On a night that promised tequila-filled amateurs roaming the streets and a “super moon,” many people were barring their doors, stockpiling ammunition and preparing to spend a quiet evening alone, but those brave souls who ventured to Deer Tick at El Rey Theater on Saturday night were handsomely rewarded.

Openers Turbo Fruits, which is ex-Be Your Own Pet’s guitarist-now-frontman Jonas Stein, rocked fast and heavy. The song “Mama’s Mad Cos I Fried My Brain” from the band’s first 7-inch had every member and some of the crowd belting out the “whoa-oh-oh” chorus that steadily brought more people to the front, interested in the four-piece from Nashville.
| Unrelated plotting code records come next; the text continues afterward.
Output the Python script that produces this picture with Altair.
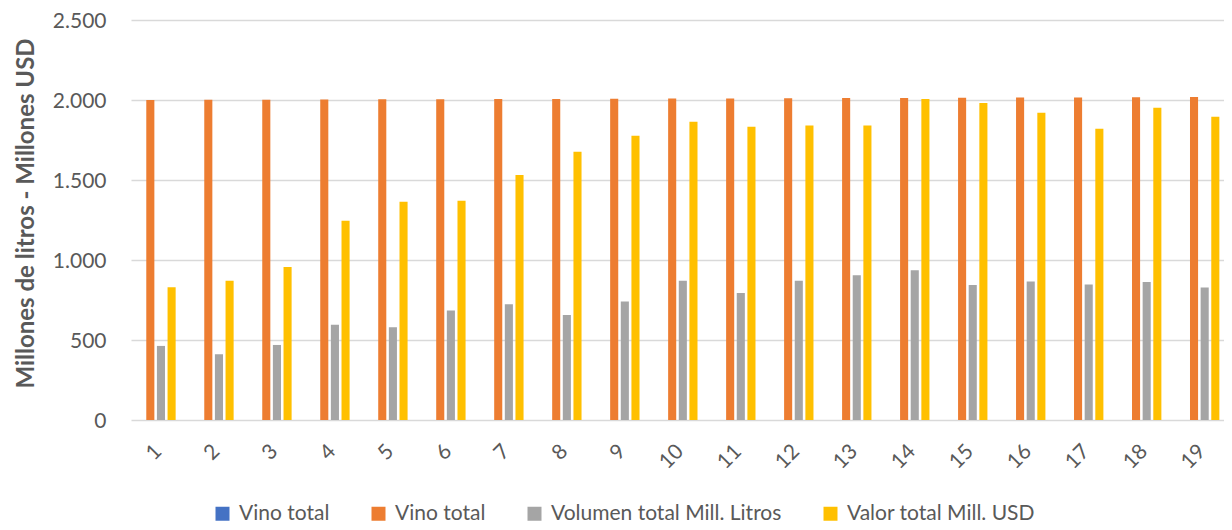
import altair as alt
import pandas as pd

categories = [str(i) for i in range(1, 20)]
series_keys = ["Vino total", "Vino total ", "Volumen total Mill. Litros", "Valor total Mill. USD"]
series_colors = ["#4472C4", "#ED7D31", "#A5A5A5", "#FFC000"]

vino_total_a = [0] * 19
vino_total_b = [2000, 2001, 2002, 2003, 2004, 2005, 2006, 2007, 2008, 2009,
                2010, 2011, 2012, 2013, 2014, 2015, 2016, 2017, 2018]
volumen = [463, 411, 469, 596, 580, 684, 724, 657, 740, 871,
           794, 871, 905, 936, 843, 865, 847, 863, 828]
valor = [830, 870, 957, 1245, 1364, 1370, 1531, 1677, 1777, 1864,
         1833, 1841, 1841, 2006, 1981, 1921, 1820, 1952, 1896]

rows = []
for vals, key in zip([vino_total_a, vino_total_b, volumen, valor], series_keys):
    for c, v in zip(categories, vals):
        rows.append({"cat": c, "series": key, "value": v})
df = pd.DataFrame(rows)

FONT = "Lato"
TXT = "#595959"

chart = alt.Chart(df).mark_bar().encode(
    x=alt.X("cat:N", sort=categories,
            scale=alt.Scale(paddingInner=0.31, paddingOuter=0.08),
            axis=alt.Axis(title=None, labelAngle=-45, labelAlign="right",
                          labelBaseline="middle", labelPadding=28, labelOffset=3,
                          ticks=False, domain=False, labelFontSize=21,
                          labelColor=TXT, labelFont=FONT)),
    xOffset=alt.XOffset("series:N", sort=series_keys,
                        scale=alt.Scale(paddingInner=0.24, domain=series_keys)),
    y=alt.Y("value:Q", scale=alt.Scale(domain=[0, 2500], nice=False),
            axis=alt.Axis(title="Millones de litros - Millones USD",
                          values=[0, 500, 1000, 1500, 2000, 2500],
                          labelExpr="replace(format(datum.value, ','), ',', '.')",
                          grid=True, gridColor="#d9d9d9", gridWidth=1.5,
                          domain=False, ticks=False, labelPadding=25, labelOffset=1,
                          labelFontSize=21, labelColor=TXT, labelFont=FONT,
                          titleFont=FONT, titleFontSize=24, titleFontWeight="bold",
                          titleColor=TXT, titleX=-93, titleY=193)),
    color=alt.Color("series:N", sort=series_keys,
                    scale=alt.Scale(domain=series_keys, range=series_colors),
                    legend=alt.Legend(title=None, orient="none", direction="horizontal",
                                      legendX=81, legendY=483, symbolType="square",
                                      symbolSize=196, symbolStrokeWidth=0,
                                      labelFontSize=21, labelColor=TXT, labelFont=FONT,
                                      labelLimit=0, columnPadding=38, labelOffset=6,
                                      columns=4)),
).properties(
    width=1093, height=400,
    autosize=alt.AutoSizeParams(type="none"),
    padding={"left": 123, "top": 12, "right": 0, "bottom": 105},
).configure_view(stroke=None)

chart.save("out.html", embed_options={"renderer": "svg", "actions": False})
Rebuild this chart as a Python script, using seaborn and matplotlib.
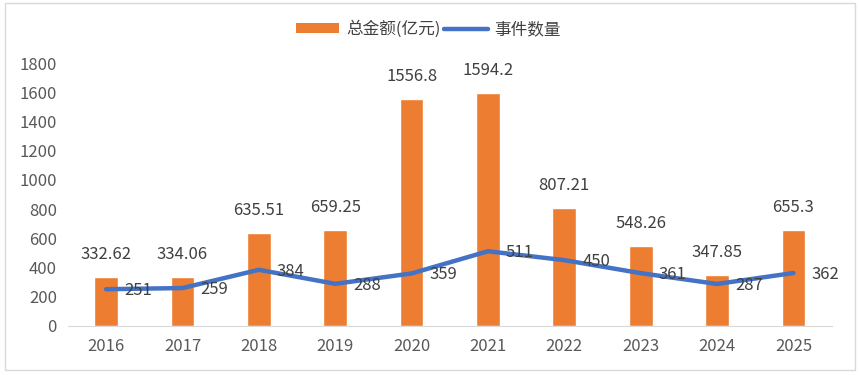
import numpy as np
import matplotlib
matplotlib.use('Agg')
import matplotlib.pyplot as plt
from matplotlib.patches import Patch, Rectangle
from matplotlib.lines import Line2D
import seaborn as sns

# data
years = ['2016', '2017', '2018', '2019', '2020', '2021', '2022', '2023', '2024', '2025']
amount = [332.62, 334.06, 635.51, 659.25, 1556.8, 1594.2, 807.21, 548.26, 347.85, 655.3]
events = [251, 259, 384, 288, 359, 511, 450, 361, 287, 362]
amount_labels = ['332.62', '334.06', '635.51', '659.25', '1556.8', '1594.2', '807.21', '548.26', '347.85', '655.3']

sns.set_style('white')
plt.rcParams['font.family'] = ['Noto Sans CJK SC', 'DejaVu Sans']

bar_color = '#ED7D31'
line_color = '#4472C4'
text_color = '#404040'

fig = plt.figure(figsize=(8.6, 3.75), dpi=100)
ax = fig.add_axes([0.079, 0.131, 0.888, 0.701])

x = np.arange(len(years))
sns.barplot(x=x, y=amount, color=bar_color, width=0.31, saturation=1, ax=ax)
sns.lineplot(x=x, y=events, color=line_color, linewidth=3.2, ax=ax)

for i, (v, lab) in enumerate(zip(amount, amount_labels)):
    ax.annotate(lab, (i, v), xytext=(0, 10), textcoords='offset points',
                ha='center', va='bottom', fontsize=12, color=text_color)
for i, v in enumerate(events):
    ax.annotate(str(v), (i, v), xytext=(13, -1), textcoords='offset points',
                ha='left', va='center', fontsize=12, color=text_color)

ax.set_xlim(-0.5, 9.5)
ax.set_ylim(0, 1800)
ax.set_yticks(range(0, 1801, 200))
ax.set_xticks(x)
ax.set_xticklabels(years)
ax.tick_params(axis='both', length=0, labelsize=12, labelcolor='#595959')
ax.tick_params(axis='y', pad=8)
ax.tick_params(axis='x', pad=9)
ax.set_xlabel('')
ax.set_ylabel('')
for s in ['top', 'right', 'left']:
    ax.spines[s].set_visible(False)
ax.spines['bottom'].set_color('#d9d9d9')

handles = [Patch(facecolor=bar_color, edgecolor='none'),
           Line2D([0], [0], color=line_color, linewidth=3.2)]
fig.legend(handles, ['总金额(亿元)', '事件数量'], loc='center', bbox_to_anchor=(0.498, 0.922),
           ncol=2, frameon=False, fontsize=12, handlelength=2.6, handleheight=0.5,
           columnspacing=0.25, handletextpad=0.4, labelcolor=text_color)

fig.patches.append(Rectangle((0.006, 0.013), 0.988, 0.98, transform=fig.transFigure,
                             fill=False, edgecolor='#d9d9d9', linewidth=1))

plt.savefig('out.png', dpi=100)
Proud residents of the state of Rhode Island, Deer Tick started its set with a few tracks off its newest album Divine Providence.

Deer Tick’s sound comes from a vast array of influences and as each member of the band took a turn singing, different musical genres were introduced—if only for a song. On “Main Street,” which is a slow blast of alt-country, blues and rock ‘n’ roll, you can almost see the Black Lips lighting the fuse to that song, mischievously hiding in the wings of the theater.

After a song with a gratuitous saxophone solo, main Tick John McCauley slowed down the evening with a few solo acoustic songs, including a cover of Warren Zevon’s “Carmelita” sung in the key of Dwight Yokam. It’s a song that would make Elliot Smith cry, about a man strung out on heroin in Echo Park.

Next, Deer Tick kicked-it by bringing the Turbo Fruits onstage for “(You Gotta) Fight for your Right (To Party),” a tribute to MCA, who passed away Friday. In a gesture of hip-hop solidarity, he even poured out some beer on the stage.

As the crowd’s cheers increased, Deer Tick reciprocated with its single “Miss K” and then a fairly standard yet timely rendition of “La Bamba.” Last but not least the band played a Dropkick Murphys-esque anthem, “Let’s All Go to the Bar,” which brought the members of Turbo Fruits back onstage with a bottle of whiskey. It was time to party.